(567e) Transformation of Corn Stover Lignin During Wet Aerobic Oxidation: Lessons for Making High-Value Added Aromatic Aldehydes

Lignin is the second most abundant biopolymer available in nature after cellulose. Unfortunately, it is often seen as a hindrance to cellulose isolation for cellulosic ethanol production and paper processing instead of a readily available resource for producing high-value chemicals with an aromatic ring in their structure.  Many specialty chemicals can be made from oxidation of lignin including the valuable aromatic aldehydes vanillin (3-methoxy-4-hydroxybenzaldehyde) and syringaldehyde (3,5-dimethoxy-4-hydroxybenzaldehyde).  Lignin is a heterogeneous polymer which varies in its monomer ratios from one plant species to another and therefore will produce different amounts of aldehydes depending on the nature of the feed that is used in the reaction.

Sugar cane bagasse has been used to produce vanillin and syringaldehyde, but the production of the most economically valuable compound, syringaldehyde, was lower than desired.  Corn stover lignin has more syringyl units than sugar cane bagasse and should produce more syringaldehyde. The catalytic system, Pd/γ-Al₂O₃, previously used to produce syringaldehyde, showed promising increases in aldehyde yields. Here, we use lignin from corn stover and report different reactivity trends than those for lignin from sugar cane bagasse. To better understand these findings, we examined the composition of corn stover lignin and the influence of wet aerobic oxidation conditions, both in the presence and absence of a heterogeneous catalyst, in order to understand the impact of these parameters on the reactivity of lignin transformation to aromatic aldehydes.

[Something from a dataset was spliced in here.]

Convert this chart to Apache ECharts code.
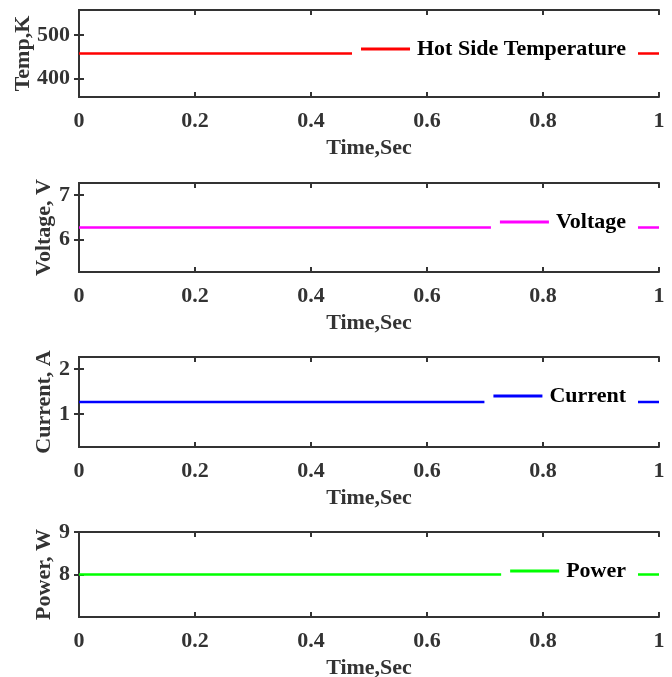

In this study, thermogravimetric analysis (TGA) in air was performed on washed lignin feedstock to identify the composition of the lignin.  The EDS study (energy dispersive x-ray spectroscopy) of residual powder after TGA confirmed the presence of Fe, known to be catalytically active in catalytic wet aerobic oxidation (CWAO), as well as significant amounts of Si, Al and K. To confirm the catalytic roles of Fe, various amounts of Fe(III) nitrate were impregnated onto the lignin feed stock that was used in CWAO to determine the impact of iron concentration on the reaction rate and the selectivity to aromatic aldehydes. The resulting aldehydes were analyzed by GCMS and residual lignin was quantified by TGA in air. The role of pH was also examined to distinguish the roles of dioxygen and hydroxyl ions in CWAO of lignin.